Prompt -
Set all the material down again unchanged, without the pictures.

━━━━━ Source data ━━━━━

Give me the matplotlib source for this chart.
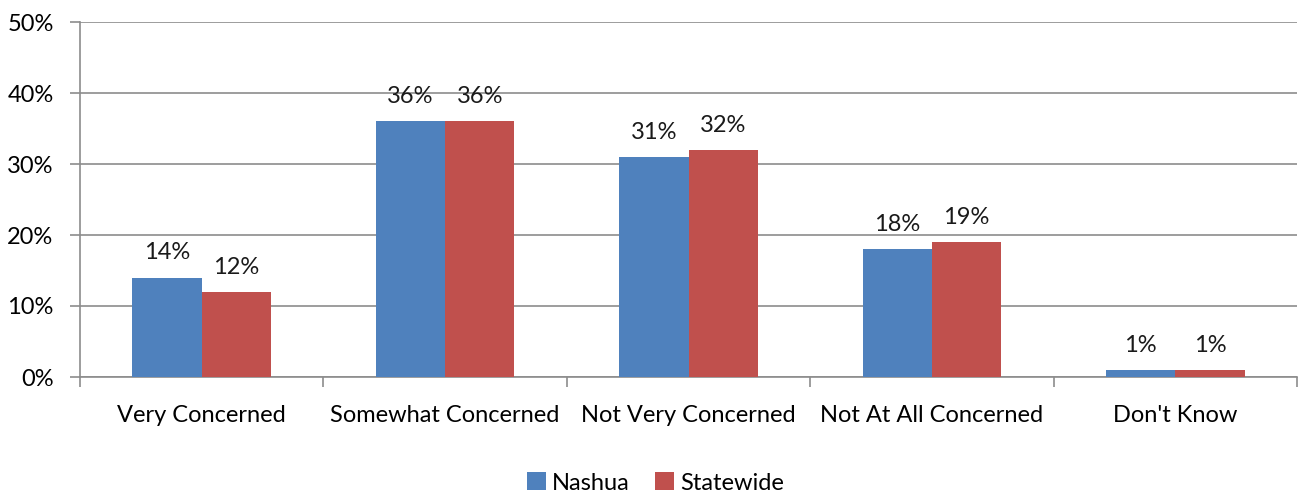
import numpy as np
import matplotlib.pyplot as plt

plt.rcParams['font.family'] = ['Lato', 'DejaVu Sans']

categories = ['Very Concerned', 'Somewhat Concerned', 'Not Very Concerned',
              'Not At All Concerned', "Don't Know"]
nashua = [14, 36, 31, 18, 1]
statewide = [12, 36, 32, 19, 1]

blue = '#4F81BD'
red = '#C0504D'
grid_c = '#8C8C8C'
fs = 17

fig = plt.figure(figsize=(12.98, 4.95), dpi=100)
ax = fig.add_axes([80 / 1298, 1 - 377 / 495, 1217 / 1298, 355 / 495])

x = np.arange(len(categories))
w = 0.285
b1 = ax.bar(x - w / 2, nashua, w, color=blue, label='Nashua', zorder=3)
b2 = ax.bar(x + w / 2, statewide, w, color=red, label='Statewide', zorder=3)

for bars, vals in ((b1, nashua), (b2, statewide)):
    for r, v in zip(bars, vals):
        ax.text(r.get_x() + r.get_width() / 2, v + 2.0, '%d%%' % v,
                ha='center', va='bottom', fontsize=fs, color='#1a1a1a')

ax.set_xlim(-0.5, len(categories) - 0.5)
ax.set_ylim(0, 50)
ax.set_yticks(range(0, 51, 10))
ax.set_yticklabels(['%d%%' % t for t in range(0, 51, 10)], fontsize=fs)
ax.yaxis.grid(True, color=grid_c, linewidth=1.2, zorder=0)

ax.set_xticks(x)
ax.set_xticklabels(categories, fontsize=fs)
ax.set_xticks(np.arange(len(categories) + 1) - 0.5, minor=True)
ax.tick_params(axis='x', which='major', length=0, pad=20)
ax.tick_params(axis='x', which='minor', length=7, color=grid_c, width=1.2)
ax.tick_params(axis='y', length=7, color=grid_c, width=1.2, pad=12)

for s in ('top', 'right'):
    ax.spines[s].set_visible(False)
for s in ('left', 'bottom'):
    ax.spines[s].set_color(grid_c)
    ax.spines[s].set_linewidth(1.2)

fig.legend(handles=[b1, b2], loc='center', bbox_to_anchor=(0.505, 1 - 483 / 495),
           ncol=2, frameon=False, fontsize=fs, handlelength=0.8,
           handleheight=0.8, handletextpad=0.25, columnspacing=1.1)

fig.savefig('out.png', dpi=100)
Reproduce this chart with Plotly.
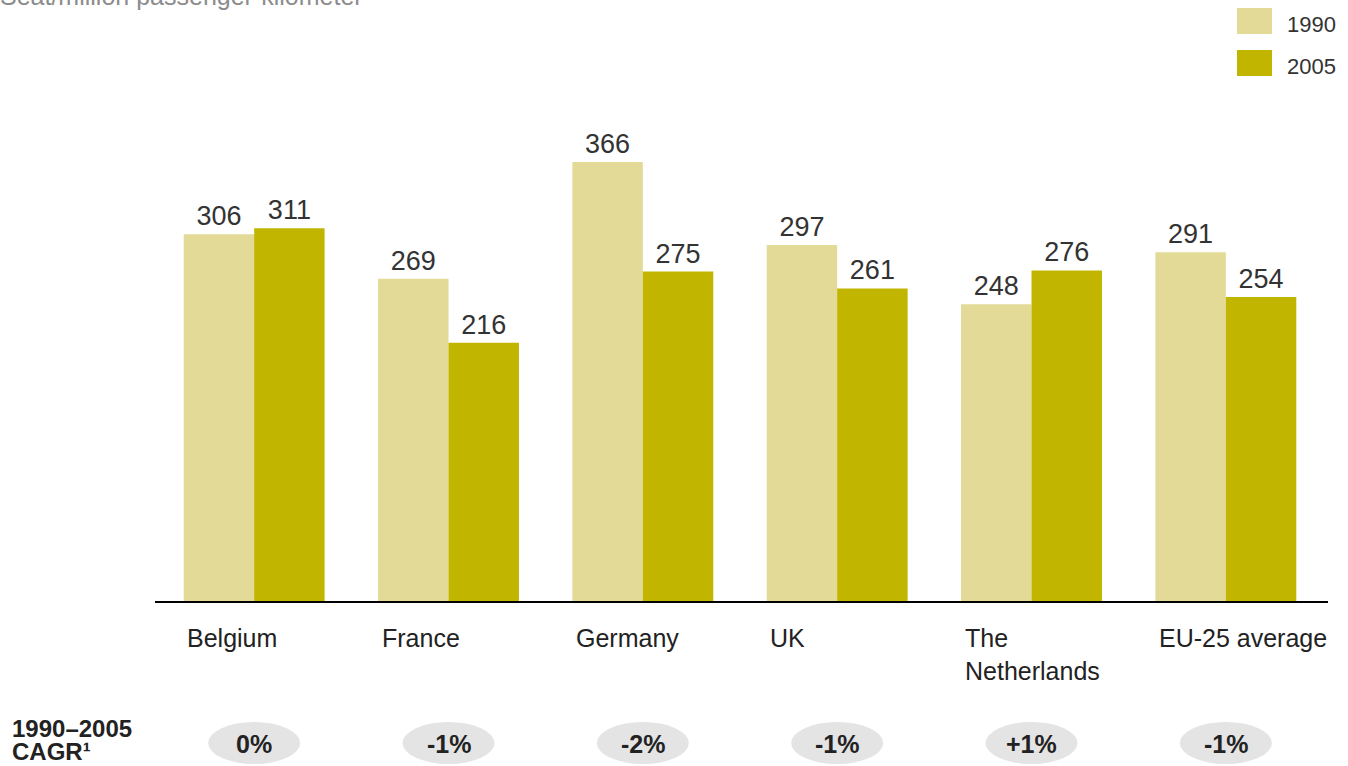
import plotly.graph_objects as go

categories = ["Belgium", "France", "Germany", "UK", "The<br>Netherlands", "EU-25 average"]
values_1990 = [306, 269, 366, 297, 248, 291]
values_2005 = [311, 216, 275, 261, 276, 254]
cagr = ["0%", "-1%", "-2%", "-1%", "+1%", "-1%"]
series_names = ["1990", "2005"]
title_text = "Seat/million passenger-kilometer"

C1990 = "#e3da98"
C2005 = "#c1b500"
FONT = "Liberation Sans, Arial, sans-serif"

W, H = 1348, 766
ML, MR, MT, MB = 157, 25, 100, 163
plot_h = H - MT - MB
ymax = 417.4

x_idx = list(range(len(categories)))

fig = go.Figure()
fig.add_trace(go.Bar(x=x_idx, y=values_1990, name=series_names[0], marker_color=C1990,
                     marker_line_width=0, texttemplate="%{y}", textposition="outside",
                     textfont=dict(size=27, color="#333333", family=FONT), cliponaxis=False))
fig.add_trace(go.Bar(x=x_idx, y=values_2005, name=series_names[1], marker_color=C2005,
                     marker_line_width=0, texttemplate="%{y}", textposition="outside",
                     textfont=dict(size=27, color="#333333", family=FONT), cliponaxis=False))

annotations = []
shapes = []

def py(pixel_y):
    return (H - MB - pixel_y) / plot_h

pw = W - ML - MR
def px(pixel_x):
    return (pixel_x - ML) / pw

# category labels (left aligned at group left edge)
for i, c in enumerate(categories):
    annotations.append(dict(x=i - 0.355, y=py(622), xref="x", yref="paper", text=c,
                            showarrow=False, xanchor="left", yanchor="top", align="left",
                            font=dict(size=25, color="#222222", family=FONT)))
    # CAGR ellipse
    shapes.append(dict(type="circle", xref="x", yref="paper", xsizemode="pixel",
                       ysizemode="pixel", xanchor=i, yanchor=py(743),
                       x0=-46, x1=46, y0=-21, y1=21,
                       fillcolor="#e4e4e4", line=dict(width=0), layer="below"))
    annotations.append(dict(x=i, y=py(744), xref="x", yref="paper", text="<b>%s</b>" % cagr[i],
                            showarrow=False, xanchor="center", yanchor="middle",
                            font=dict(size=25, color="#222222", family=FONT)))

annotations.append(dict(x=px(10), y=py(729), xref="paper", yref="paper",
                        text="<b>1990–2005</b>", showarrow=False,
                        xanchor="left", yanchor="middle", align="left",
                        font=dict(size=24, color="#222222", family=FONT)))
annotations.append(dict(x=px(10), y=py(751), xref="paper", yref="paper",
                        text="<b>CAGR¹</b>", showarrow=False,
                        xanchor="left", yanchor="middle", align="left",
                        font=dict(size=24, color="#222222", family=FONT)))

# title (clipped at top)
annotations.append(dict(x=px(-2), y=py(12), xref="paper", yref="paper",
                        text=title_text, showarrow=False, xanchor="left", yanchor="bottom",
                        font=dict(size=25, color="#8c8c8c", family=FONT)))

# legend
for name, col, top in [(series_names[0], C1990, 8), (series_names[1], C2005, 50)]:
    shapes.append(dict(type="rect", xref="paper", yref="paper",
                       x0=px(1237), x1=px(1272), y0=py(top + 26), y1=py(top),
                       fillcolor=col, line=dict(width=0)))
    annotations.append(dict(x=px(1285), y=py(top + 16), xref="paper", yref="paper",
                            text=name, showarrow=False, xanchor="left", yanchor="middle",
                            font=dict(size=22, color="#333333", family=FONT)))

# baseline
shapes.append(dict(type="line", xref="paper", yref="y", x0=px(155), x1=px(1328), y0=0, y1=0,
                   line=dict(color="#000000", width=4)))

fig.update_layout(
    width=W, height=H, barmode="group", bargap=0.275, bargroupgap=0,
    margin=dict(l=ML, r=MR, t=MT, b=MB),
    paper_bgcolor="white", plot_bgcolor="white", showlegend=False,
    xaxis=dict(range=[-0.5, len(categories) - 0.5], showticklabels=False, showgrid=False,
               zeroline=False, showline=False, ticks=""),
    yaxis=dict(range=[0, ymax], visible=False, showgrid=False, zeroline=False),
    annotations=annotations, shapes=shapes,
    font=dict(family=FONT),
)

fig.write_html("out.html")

━━━━━

Correct result -
Give me the matplotlib source for this chart.
import numpy as np
import matplotlib.pyplot as plt

plt.rcParams['font.family'] = ['Lato', 'DejaVu Sans']

categories = ['Very Concerned', 'Somewhat Concerned', 'Not Very Concerned',
              'Not At All Concerned', "Don't Know"]
nashua = [14, 36, 31, 18, 1]
statewide = [12, 36, 32, 19, 1]

blue = '#4F81BD'
red = '#C0504D'
grid_c = '#8C8C8C'
fs = 17

fig = plt.figure(figsize=(12.98, 4.95), dpi=100)
ax = fig.add_axes([80 / 1298, 1 - 377 / 495, 1217 / 1298, 355 / 495])

x = np.arange(len(categories))
w = 0.285
b1 = ax.bar(x - w / 2, nashua, w, color=blue, label='Nashua', zorder=3)
b2 = ax.bar(x + w / 2, statewide, w, color=red, label='Statewide', zorder=3)

for bars, vals in ((b1, nashua), (b2, statewide)):
    for r, v in zip(bars, vals):
        ax.text(r.get_x() + r.get_width() / 2, v + 2.0, '%d%%' % v,
                ha='center', va='bottom', fontsize=fs, color='#1a1a1a')

ax.set_xlim(-0.5, len(categories) - 0.5)
ax.set_ylim(0, 50)
ax.set_yticks(range(0, 51, 10))
ax.set_yticklabels(['%d%%' % t for t in range(0, 51, 10)], fontsize=fs)
ax.yaxis.grid(True, color=grid_c, linewidth=1.2, zorder=0)

ax.set_xticks(x)
ax.set_xticklabels(categories, fontsize=fs)
ax.set_xticks(np.arange(len(categories) + 1) - 0.5, minor=True)
ax.tick_params(axis='x', which='major', length=0, pad=20)
ax.tick_params(axis='x', which='minor', length=7, color=grid_c, width=1.2)
ax.tick_params(axis='y', length=7, color=grid_c, width=1.2, pad=12)

for s in ('top', 'right'):
    ax.spines[s].set_visible(False)
for s in ('left', 'bottom'):
    ax.spines[s].set_color(grid_c)
    ax.spines[s].set_linewidth(1.2)

fig.legend(handles=[b1, b2], loc='center', bbox_to_anchor=(0.505, 1 - 483 / 495),
           ncol=2, frameon=False, fontsize=fs, handlelength=0.8,
           handleheight=0.8, handletextpad=0.25, columnspacing=1.1)

fig.savefig('out.png', dpi=100)
Reproduce this chart with Plotly.
import plotly.graph_objects as go

categories = ["Belgium", "France", "Germany", "UK", "The<br>Netherlands", "EU-25 average"]
values_1990 = [306, 269, 366, 297, 248, 291]
values_2005 = [311, 216, 275, 261, 276, 254]
cagr = ["0%", "-1%", "-2%", "-1%", "+1%", "-1%"]
series_names = ["1990", "2005"]
title_text = "Seat/million passenger-kilometer"

C1990 = "#e3da98"
C2005 = "#c1b500"
FONT = "Liberation Sans, Arial, sans-serif"

W, H = 1348, 766
ML, MR, MT, MB = 157, 25, 100, 163
plot_h = H - MT - MB
ymax = 417.4

x_idx = list(range(len(categories)))

fig = go.Figure()
fig.add_trace(go.Bar(x=x_idx, y=values_1990, name=series_names[0], marker_color=C1990,
                     marker_line_width=0, texttemplate="%{y}", textposition="outside",
                     textfont=dict(size=27, color="#333333", family=FONT), cliponaxis=False))
fig.add_trace(go.Bar(x=x_idx, y=values_2005, name=series_names[1], marker_color=C2005,
                     marker_line_width=0, texttemplate="%{y}", textposition="outside",
                     textfont=dict(size=27, color="#333333", family=FONT), cliponaxis=False))

annotations = []
shapes = []

def py(pixel_y):
    return (H - MB - pixel_y) / plot_h

pw = W - ML - MR
def px(pixel_x):
    return (pixel_x - ML) / pw

# category labels (left aligned at group left edge)
for i, c in enumerate(categories):
    annotations.append(dict(x=i - 0.355, y=py(622), xref="x", yref="paper", text=c,
                            showarrow=False, xanchor="left", yanchor="top", align="left",
                            font=dict(size=25, color="#222222", family=FONT)))
    # CAGR ellipse
    shapes.append(dict(type="circle", xref="x", yref="paper", xsizemode="pixel",
                       ysizemode="pixel", xanchor=i, yanchor=py(743),
                       x0=-46, x1=46, y0=-21, y1=21,
                       fillcolor="#e4e4e4", line=dict(width=0), layer="below"))
    annotations.append(dict(x=i, y=py(744), xref="x", yref="paper", text="<b>%s</b>" % cagr[i],
                            showarrow=False, xanchor="center", yanchor="middle",
                            font=dict(size=25, color="#222222", family=FONT)))

annotations.append(dict(x=px(10), y=py(729), xref="paper", yref="paper",
                        text="<b>1990–2005</b>", showarrow=False,
                        xanchor="left", yanchor="middle", align="left",
                        font=dict(size=24, color="#222222", family=FONT)))
annotations.append(dict(x=px(10), y=py(751), xref="paper", yref="paper",
                        text="<b>CAGR¹</b>", showarrow=False,
                        xanchor="left", yanchor="middle", align="left",
                        font=dict(size=24, color="#222222", family=FONT)))

# title (clipped at top)
annotations.append(dict(x=px(-2), y=py(12), xref="paper", yref="paper",
                        text=title_text, showarrow=False, xanchor="left", yanchor="bottom",
                        font=dict(size=25, color="#8c8c8c", family=FONT)))

# legend
for name, col, top in [(series_names[0], C1990, 8), (series_names[1], C2005, 50)]:
    shapes.append(dict(type="rect", xref="paper", yref="paper",
                       x0=px(1237), x1=px(1272), y0=py(top + 26), y1=py(top),
                       fillcolor=col, line=dict(width=0)))
    annotations.append(dict(x=px(1285), y=py(top + 16), xref="paper", yref="paper",
                            text=name, showarrow=False, xanchor="left", yanchor="middle",
                            font=dict(size=22, color="#333333", family=FONT)))

# baseline
shapes.append(dict(type="line", xref="paper", yref="y", x0=px(155), x1=px(1328), y0=0, y1=0,
                   line=dict(color="#000000", width=4)))

fig.update_layout(
    width=W, height=H, barmode="group", bargap=0.275, bargroupgap=0,
    margin=dict(l=ML, r=MR, t=MT, b=MB),
    paper_bgcolor="white", plot_bgcolor="white", showlegend=False,
    xaxis=dict(range=[-0.5, len(categories) - 0.5], showticklabels=False, showgrid=False,
               zeroline=False, showline=False, ticks=""),
    yaxis=dict(range=[0, ymax], visible=False, showgrid=False, zeroline=False),
    annotations=annotations, shapes=shapes,
    font=dict(family=FONT),
)

fig.write_html("out.html")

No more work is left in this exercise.